Unlike many religious adherents, atheists understand the merit of doubt. Doubt is the cornerstone of healthy skepticism and of intellectual honesty. To the religious, however, doubt is often just something that coexists with faith, and is seen as a test of it; meant to be overcome. Typically this is done by applying even more of that same blind trust. Atheists, however, value doubt, not to test our resolve, but for the questions it raises in ascertaining what is true.
But can one doubt their own doubts? It sounds redundant, but more and more often I have been hearing accounts of what might be described as “atheistic doubt”.
One recent example is an article that was recently published in The New York Times by a woman named Colleen Oakley, who is a non-believer that became increasingly uncomfortable with her husband losing his own faith:
Christians and religious zealots might say that deep down I was searching for a sense of peace that only the Lord can provide. Maybe, but I doubt it. I know myself enough to know that I can’t fuse my intellectual knowledge with a blind faith in a supreme deity. It just won’t ever happen.
But I did realize I liked the comfort of other people believing, especially my other half. It made me feel safe. Not believing in something, or not being steadfast in what you’re told to believe, can be frightening. It makes those pesky existential questions in life more difficult to answer, particularly when you wake up at 4 a.m., short of breath from contemplating the finality of death.

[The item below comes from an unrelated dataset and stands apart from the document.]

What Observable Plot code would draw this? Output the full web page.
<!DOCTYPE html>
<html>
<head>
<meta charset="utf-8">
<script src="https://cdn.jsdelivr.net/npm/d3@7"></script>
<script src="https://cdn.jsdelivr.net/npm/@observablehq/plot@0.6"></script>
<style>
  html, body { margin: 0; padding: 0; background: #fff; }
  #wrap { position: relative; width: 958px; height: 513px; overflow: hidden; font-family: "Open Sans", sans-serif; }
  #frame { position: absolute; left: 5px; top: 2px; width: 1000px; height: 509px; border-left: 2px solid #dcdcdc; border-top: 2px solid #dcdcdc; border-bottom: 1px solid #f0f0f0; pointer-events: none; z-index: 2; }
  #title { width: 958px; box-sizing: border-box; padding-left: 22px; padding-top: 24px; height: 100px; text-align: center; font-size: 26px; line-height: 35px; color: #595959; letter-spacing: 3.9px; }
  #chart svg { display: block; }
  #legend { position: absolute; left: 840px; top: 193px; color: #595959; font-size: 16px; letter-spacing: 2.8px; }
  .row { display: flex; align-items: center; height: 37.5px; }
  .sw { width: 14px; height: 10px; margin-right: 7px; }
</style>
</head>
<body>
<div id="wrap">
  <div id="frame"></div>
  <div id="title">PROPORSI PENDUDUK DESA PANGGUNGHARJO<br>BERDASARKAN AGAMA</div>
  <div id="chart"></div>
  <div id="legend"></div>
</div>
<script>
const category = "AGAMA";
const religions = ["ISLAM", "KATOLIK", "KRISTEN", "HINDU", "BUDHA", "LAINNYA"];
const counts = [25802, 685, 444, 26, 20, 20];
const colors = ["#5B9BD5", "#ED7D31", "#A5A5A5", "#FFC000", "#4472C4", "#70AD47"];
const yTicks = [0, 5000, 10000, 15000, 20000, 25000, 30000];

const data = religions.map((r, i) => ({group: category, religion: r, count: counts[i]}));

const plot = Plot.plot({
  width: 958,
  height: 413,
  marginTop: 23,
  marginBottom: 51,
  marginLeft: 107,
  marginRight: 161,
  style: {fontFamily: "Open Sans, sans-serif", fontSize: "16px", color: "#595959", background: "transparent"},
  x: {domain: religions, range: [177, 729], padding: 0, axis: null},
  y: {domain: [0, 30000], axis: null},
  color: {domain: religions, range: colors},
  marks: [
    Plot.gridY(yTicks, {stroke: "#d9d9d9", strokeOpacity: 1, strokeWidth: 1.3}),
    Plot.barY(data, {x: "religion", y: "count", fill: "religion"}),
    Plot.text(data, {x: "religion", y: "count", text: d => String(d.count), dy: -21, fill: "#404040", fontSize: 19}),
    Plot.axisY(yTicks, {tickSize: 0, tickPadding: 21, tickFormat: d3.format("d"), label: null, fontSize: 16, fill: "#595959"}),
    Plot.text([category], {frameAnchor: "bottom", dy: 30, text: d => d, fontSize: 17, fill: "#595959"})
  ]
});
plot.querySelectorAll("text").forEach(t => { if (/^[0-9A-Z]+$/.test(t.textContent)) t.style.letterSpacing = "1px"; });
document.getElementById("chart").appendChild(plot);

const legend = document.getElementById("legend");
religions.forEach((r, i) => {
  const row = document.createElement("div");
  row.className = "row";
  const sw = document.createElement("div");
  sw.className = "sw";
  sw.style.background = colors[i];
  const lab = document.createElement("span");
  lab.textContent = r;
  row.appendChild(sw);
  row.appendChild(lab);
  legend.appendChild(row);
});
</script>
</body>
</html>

Fred’s faith was my safety net, just in case this whole God thing really was the way. With him, there was always the chance that when I got to the bouncer at Heaven’s door and my name wasn’t on the list, I could say: “Hey! I know someone inside.”
In a sense, though she espouses disbelief, Colleen has accepted the “fire insurance” policy of Pascal’s Wager. And apparently this isn’t entirely uncommon. If you read some of the stories on ex-christian.net or recoveringfromreligion.org you’ll hear a lot of personal accounts of atheists who have a vestigial fear of hell. It stems from childhood indoctrination and/or life-long belief, and for many it can be extremely difficult to get over. In fact, some never do. It’s such fears and doubts which are exploited in some rumored and confirmed deathbed conversions.
Generally though, I don’t think you can doubt your way back into a faith structure. Doubt and skepticism tear down rather than build up. But some of us experience doubt about our disbelief nonetheless. And while (outside of irrational fears stemming from indoctrination) it may not be common, as it was doubt which lead to the position of disbelief in the first place, it’s still overall a good thing. No position should ever be held unquestioned, including disbelief.
Matt Dillahunty put it best on a recent episode of The Atheist Experience. Responding to a recently de-converted caller who asked, “How long did the guilt feeling stick around? Every once in a while I’ll think to myself, ‘What if I’m making a mistake?’”:
I hope it sticks around forever. .. And when I say I hope it sticks around forever; what you’re talking about isn’t so much guilt, it’s doubt. And I hope you are plagued with doubt for the rest of your life, and that you find a way to actually cherish that. Because I find it incredibly valuable. Every time that I doubt, it’s confirmation that I haven’t just switched from one dogma to another. My beliefs are based on evidence; I don’t believe anything unless there’s good evidence for it.. which means I’m a constant state of doubt. Though, there’ a lot of things that I’m really, really confident about.
Am I encouraging atheists to actively apply skepticism to their disbelief? No. There is unarguably a certain amount of redundancy to doubting one’s doubts. Doubt is the default, and intellectually honest, position until there is sufficient evidence to justify a belief. However, doubts of one’s own doubts may nevertheless be experienced. And if/when you have them, there’s no reason not to hold them in the same regard as in any other matter. It isn’t weak atheism to consider the possibility that you might be wrong… it’s strong skepticism. It’s intellectual integrity.